It’s safe to say that nearly every black person in the United States has, at some point in his or her life, been warned about or accused of “selling out”. It is often an accusation that delivers an instant and unique sting. But what exactly is “selling out” in the black community?
Just who is betraying whom? Are Bill Cosby and Oprah sellouts for “attacking” hip-hop culture? Have rap artists “sold out” to predominantly white corporate interests who use them to push their own exploitative ideas of black culture to a predominantly white audience? Are black conservatives like Colin Powell, Condoleezza Rice and the greatly maligned Clarence Thomas “sellouts” or simply misunderstood? In his new book Sellout: The Politics of Racial Betrayal, Harvard Law professor Randall Kennedy seeks to define the notion of selling out, and in so doing, constructively shape the often acrimonious discussion about selling out in the black community.
Randall Kennedy is no stranger to this controversy. His bestseller Nigger: The Strange Career of a Troublesome Word argued that legitimizing the use of that term for all members of society would remove its negative connotations. Those who disagreed with his position accused him of selling out, suggesting that his intent in writing Nigger was to curry favor with the white academic establishment.
Sellout seems to be Kennedy’s answer to those criticisms. Rather than respond directly to those who (often unfairly) attacked him, Kennedy seeks to generate criteria for selling out and then, through historical examples and personal anecdotes, subtly suggest why he does not meet them. The result is a book that is intensely personal, incredibly readable and yet still academically weighty.
The core of Kennedy’s argument is not that the black community should do away with the idea of selling out, but rather strictly define the behavior to which it applies. More interestingly, he places the burden of proof on the accuser, by suggesting that we impose consequences just as harsh for those who carelessly wield the label as we do for true sellouts.

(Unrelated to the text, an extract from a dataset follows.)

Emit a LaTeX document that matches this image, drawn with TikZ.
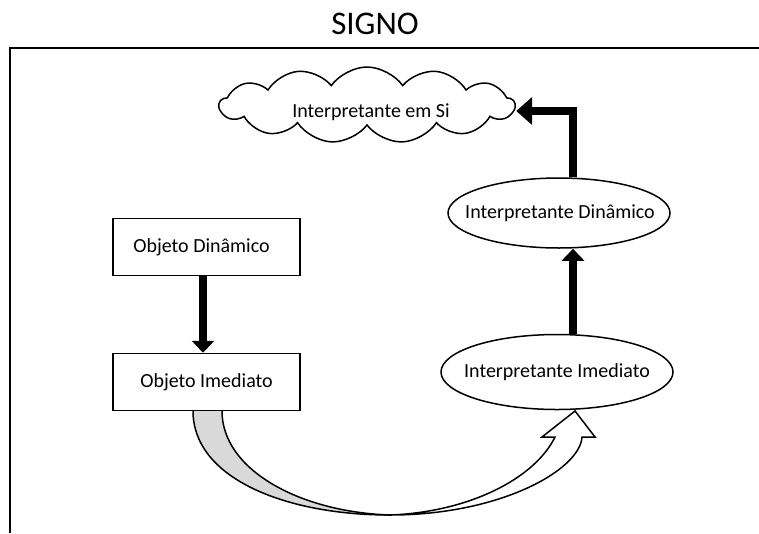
\documentclass[tikz,border=0pt]{standalone}
\usepackage{fontspec}
\setmainfont{Carlito}
\usetikzlibrary{shapes.geometric,shapes.symbols,arrows.meta,calc}
\definecolor{lightshade}{HTML}{D9D9D9}
\begin{document}
\begin{tikzpicture}[x=1pt,y=-1pt,
  txt/.style={font=\fontsize{20}{22}\selectfont},
  box/.style={draw, line width=1.5pt, minimum width=187pt, minimum height=57pt, inner sep=0pt, txt},
  ell/.style={draw, ellipse, line width=1.5pt, inner sep=0pt, txt},
  bigarrow/.style={line width=8pt, line join=miter, -{Triangle[width=22pt,length=12pt]}},
  elbowarrow/.style={line width=8pt, line join=miter, -{Triangle[width=27pt,length=16pt]}},
  curvearrow/.style={draw, line width=1.5pt, line join=miter},
]
\useasboundingbox (0,0) rectangle (759,533);
\node[font=\fontsize{33}{38}\selectfont] (title) at (375,24) {SIGNO};
\draw[line width=2pt] (10,533) -- (10,48) -- (759,48);
\node[cloud, draw, cloud puffs=13, cloud puff arc=110, aspect=4, minimum width=295pt, minimum height=76pt, line width=1.5pt, inner sep=0pt, txt] (cloud) at (367,105) {\makebox[0pt]{\smash{\raisebox{-12pt}{\hspace{8pt}Interpretante em Si}}}};
\node[ell, minimum width=222pt, minimum height=70pt] (idin) at (559,213) {\makebox[0pt]{\hspace{2pt}Interpretante Dinâmico}};
\node[ell, minimum width=232pt, minimum height=75pt] (iimm) at (557,372) {\makebox[0pt]{Interpretante Imediato}};
\node[box] (odin) at (206.5,247) {\makebox[0pt]{\hspace{-10pt}Objeto Dinâmico}};
\node[box] (oimm) at (206.5,382) {\makebox[0pt]{Objeto Imediato}};
\coordinate (ax) at (573,0);
\coordinate (bx) at (203,0);
% curved block arrow
\fill[lightshade] (193,411) .. controls (193,478) and (285,515) .. (390,515)
  .. controls (300,512) and (222,470) .. (222,411) -- cycle;
\draw[curvearrow] (193,411) .. controls (193,478) and (285,515) .. (390,515);
\draw[curvearrow] (390,515) .. controls (300,512) and (222,470) .. (222,411);
\filldraw[curvearrow, fill=white] (390,515) .. controls (500,515) and (580,470) .. (582,437)
  -- (595,437) -- (575,411) -- (542,437) -- (555,437)
  .. controls (535,478) and (470,512) .. (390,515);
% black arrows
\draw[bigarrow] (odin.south -| bx) -- (oimm.north -| bx);
\draw[bigarrow] (iimm.north -| ax) -- (idin.south -| ax);
\draw[elbowarrow] (idin.north -| ax) |- ([yshift=-6pt]cloud.east);
\end{tikzpicture}
\end{document}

A good idea, perhaps, but one that is difficult to enforce, in large part because it is extremely difficult to define the community that is being sold out. In his chapters “Who is Black?” and “Passing as Selling Out”, Kennedy uses legal history to show just how hard it is to determine who belongs to the black community and just how ridiculous some traditionally accepted definitions of black can be.
He opts for what some might consider a loose definition of racial community membership, writing “I embrace a conception in which choice is always an element of racial citizenship. In my view all Negroes should be voluntary Negroes, blacks by choice, African Americans with a recognized right to resign from the race.” It follows then that the sellout is the person who “demonstrates the absence of even a minimal communal allegiance.”
The remaining three chapters of the book all provide historical evidence in support of Kennedy’s definition of selling out, as well as examples of just how detrimental and unproductive the unconfined term “sellout” can be. Perhaps most interesting is the amount of time Kennedy spends defending the man widely considered the poster child for selling out, Supreme Court Justice Clarence Thomas.
While making it clear that he does not agree with Thomas’s policies or legal opinions, Kennedy criticizes those who attack Thomas’s character instead of forming “an informed understanding of [his jurisprudence] that provides a predicate for carefully calibrated criticism.” In other words a community does itself no favors by branding those with unpopular opinions as sellouts instead of listening respectfully to what may be valuable criticism.